TEACHING PHILOSOPHY
The act of teaching in a creative field has three main components; process, craft, and communication. Each must be taught, developed and critiqued. In my time with students, I maintain a balance between the development of creative process, technical skill & knowledge, and the students’ ability to communicate their ideas.
In a technical theatre course where technique is emphasized above all else, students do not experience the joy of discovery, since at every step of the work there is a result that is explicitly stated, which requires very little creativity. As an artist and educator, it is my responsibility to challenge and support my students in pursuit of three learning goals: to become familiar with the particular visual language that theatre uses; to learn and refine the basic skills of design for theatre; to develop a manner of questioning what one sees and experiences. It is my belief that these are the fundamental building blocks of an effective design course. For some of my students, the time that we spend together may be the first and perhaps the only time that they put concentrated effort into theatre design.

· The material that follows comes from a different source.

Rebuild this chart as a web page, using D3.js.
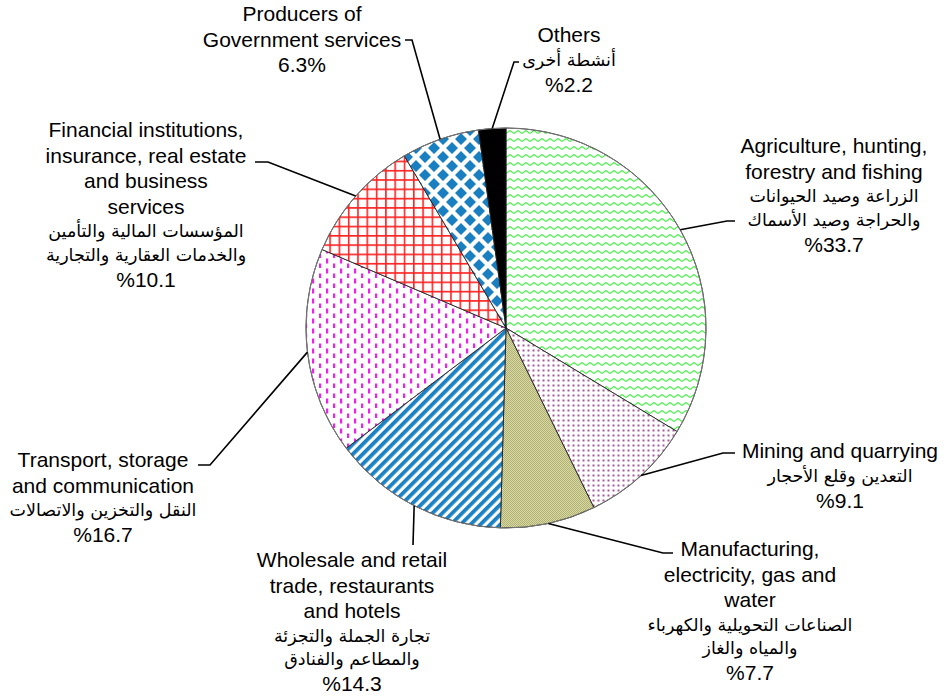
<!DOCTYPE html>
<html>
<head>
<meta charset="utf-8">
<title>GDP by economic activity</title>
<script src="https://d3js.org/d3.v7.min.js"></script>
<style>
    body {margin:0; background:#fff;}
    text {font-family:"Liberation Sans", Arial, sans-serif; fill:#000;}
    .ar {font-family:"DejaVu Sans", "Liberation Sans", sans-serif;}
    .leader {fill:none; stroke:#000; stroke-width:1.6px;}
</style>
</head>
<body>
<svg id="chart" width="945" height="699"></svg>
<script>
// ---- data ----
var sectors = ["Agriculture", "Mining", "Manufacturing", "Wholesale", "Transport", "Financial", "Producers", "Others"];
var shares = [33.7, 9.1, 7.7, 14.3, 16.7, 10.1, 6.3, 2.2];
var englishLines = [
    ["Agriculture, hunting,", "forestry and fishing"],
    ["Mining and quarrying"],
    ["Manufacturing,", "electricity, gas and", "water"],
    ["Wholesale and retail", "trade, restaurants", "and hotels"],
    ["Transport, storage", "and communication"],
    ["Financial institutions,", "insurance, real estate", "and business", "services"],
    ["Producers of", "Government services"],
    ["Others"]
];
var arabicLines = [
    ["الزراعة وصيد الحيوانات", "والحراجة  وصيد الأسماك"],
    ["التعدين وقلع الأحجار"],
    ["الصناعات التحويلية والكهرباء", "والمياه والغاز"],
    ["تجارة الجملة والتجزئة", "والمطاعم والفنادق"],
    ["النقل والتخزين والاتصالات"],
    ["المؤسسات المالية والتأمين", "والخدمات العقارية والتجارية"],
    [],
    ["أنشطة أخرى"]
];
var pctLabels = ["%33.7", "%9.1", "%7.7", "%14.3", "%16.7", "%10.1", "6.3%", "%2.2"];

// ---- layout ----
var svg = d3.select("#chart");
var cx = 506, cy = 328, R = 200;
// label block centre x, first baseline y, leader elbow, leader end
var labelPos = [
    {x:834, y:153, elbow:[727, 221], end:[735, 221]},
    {x:840, y:458, elbow:[723, 453], end:[735, 453]},
    {x:750, y:556, elbow:[663, 553], end:[673, 553]},
    {x:352, y:567, elbow:null, end:[413, 545]},
    {x:103, y:467, elbow:[210, 465], end:[198, 465]},
    {x:146, y:137, elbow:[268, 162], end:[255, 162]},
    {x:302, y:21, elbow:[412, 40], end:[405, 40]},
    {x:569, y:42, elbow:[514, 62], end:[519, 62]}
];

// ---- fill patterns ----
var defs = svg.append("defs");
function pat(id, w, h) {
    return defs.append("pattern").attr("id", id).attr("patternUnits", "userSpaceOnUse")
        .attr("width", w).attr("height", h);
}
var p;
p = pat("p0", 8, 8);
p.append("rect").attr("width", 8).attr("height", 8).attr("fill", "#fff");
p.append("path").attr("d", "M0,5.5 L4,2.5 L8,5.5").attr("fill", "none").attr("stroke", "#55ee55").attr("stroke-width", 1.4);

p = pat("p1", 5, 5);
p.append("rect").attr("width", 5).attr("height", 5).attr("fill", "#fff");
p.append("rect").attr("x", 1.5).attr("y", 1.5).attr("width", 2).attr("height", 2).attr("fill", "#a8589a");

p = pat("p2", 2, 2);
p.append("rect").attr("width", 2).attr("height", 2).attr("fill", "#dadaa8");
p.append("rect").attr("width", 1).attr("height", 1).attr("fill", "#b0b070");
p.append("rect").attr("x", 1).attr("y", 1).attr("width", 1).attr("height", 1).attr("fill", "#b0b070");

p = pat("p3", 7, 7).attr("patternTransform", "rotate(45)");
p.append("rect").attr("width", 7).attr("height", 7).attr("fill", "#fff");
p.append("rect").attr("x", 0).attr("width", 3.8).attr("height", 7).attr("fill", "#1a82c4");

p = pat("p4", 14, 10);
p.append("rect").attr("width", 14).attr("height", 10).attr("fill", "#fff");
p.append("rect").attr("x", 2).attr("y", 0.5).attr("width", 2.2).attr("height", 5).attr("fill", "#ee22ee");
p.append("rect").attr("x", 9).attr("y", 5.5).attr("width", 2.2).attr("height", 5).attr("fill", "#ee22ee");

p = pat("p5", 9.3, 9.3);
p.append("rect").attr("width", 9.3).attr("height", 9.3).attr("fill", "#fff");
p.append("path").attr("d", "M0.8,0 V9.3 M0,0.8 H9.3").attr("stroke", "#ff2222").attr("stroke-width", 1.6);

p = pat("p6", 18, 18);
p.append("rect").attr("width", 18).attr("height", 18).attr("fill", "#fff");
p.append("path").attr("d", "M9,3 L15,9 L9,15 L3,9 Z M0,-6 L6,0 L0,6 L-6,0 Z M18,-6 L24,0 L18,6 L12,0 Z M0,12 L6,18 L0,24 L-6,18 Z M18,12 L24,18 L18,24 L12,18 Z")
    .attr("fill", "#1a7fc0");

p = pat("p7", 4, 4);
p.append("rect").attr("width", 4).attr("height", 4).attr("fill", "#000");

// ---- pie ----
var pie = d3.pie().sort(null).value(function (d) { return d; });
var arcs = pie(shares);
var arc = d3.arc().innerRadius(0).outerRadius(R);
var g = svg.append("g").attr("transform", "translate(" + cx + "," + cy + ")");

g.selectAll("path.slice").data(arcs).enter().append("path")
    .attr("class", "slice")
    .attr("d", arc)
    .attr("fill", function (d, i) { return "url(#p" + i + ")"; })
    .attr("stroke", "#222")
    .attr("stroke-width", 0.9)
    .attr("stroke-linejoin", "round");

g.append("circle").attr("r", R).attr("fill", "none").attr("stroke", "#777").attr("stroke-width", 1);

// ---- leader lines ----
arcs.forEach(function (d, i) {
    var a = (d.startAngle + d.endAngle) / 2;
    var start = [cx + Math.sin(a) * R, cy - Math.cos(a) * R];
    var lp = labelPos[i];
    var pts = [start];
    if (lp.elbow) pts.push(lp.elbow);
    pts.push(lp.end);
    svg.append("path").attr("class", "leader").attr("d", d3.line()(pts));
});

// ---- labels ----
sectors.forEach(function (s, i) {
    var lp = labelPos[i];
    var t = svg.append("g").attr("class", "label");
    var y = lp.y;
    englishLines[i].forEach(function (line, k) {
        if (k > 0) y += 25.5;
        t.append("text").attr("x", lp.x).attr("y", y).attr("text-anchor", "middle")
            .attr("font-size", "21px").text(line);
    });
    arabicLines[i].forEach(function (line) {
        y += 23.5;
        t.append("text").attr("class", "ar").attr("x", lp.x).attr("y", y).attr("text-anchor", "middle")
            .attr("font-size", "17.5px").text(line);
    });
    y += arabicLines[i].length ? 26 : 25.5;
    t.append("text").attr("x", lp.x).attr("y", y).attr("text-anchor", "middle")
        .attr("font-size", "21px").text(pctLabels[i]);
});
</script>
</body>
</html>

Yet regardless of specialization, the moment that students step into the room, they are treated as artists.
​
Robert Edmond Jones states it best by explaining that, “the energy of a particular play, its emotional content, its aura, so to speak, has its own definite physical dimensions.” It extends just so far in space and no farther. The walls of the setting must be placed at precisely this point. At the beginning of the process I always ask the questions, “What is the story we are trying to tell” and “why are we telling this story?” Those two simple questions lead me down the path to designing a space that will eventually answer them. It’s my insistence on these matters that allows and yes, requires the engagement of the audience that, in turn, leads to a richer theatrical experience.
​
Very often, students take a theatre class convinced that being an artist involves a technical skill that they do not possess. While it is true that learning these skills holds great importance, I feel that it is not the most necessary or interesting skill in the act of designing for the theatre. One of the goals in any of my classes is to teach the students that the simplest of gestures can carry with it more weight of meaning than the most flawless reproductions. I use a curriculum that relies on several short exercises in which students gradually refine their technique by reacting to their impulses. Much like science, technical theatre often starts with a series of questions, addressing them through experimentation and trial and error, and interpreting the result. A curriculum that is based in inquiry offers many opportunities for active learning, creating an atmosphere in which students take responsibility for their own learning.
​
I want my students to leave my course with a larger grasp of how to interpret their world and work abstractly, and how meaning is created and expressed.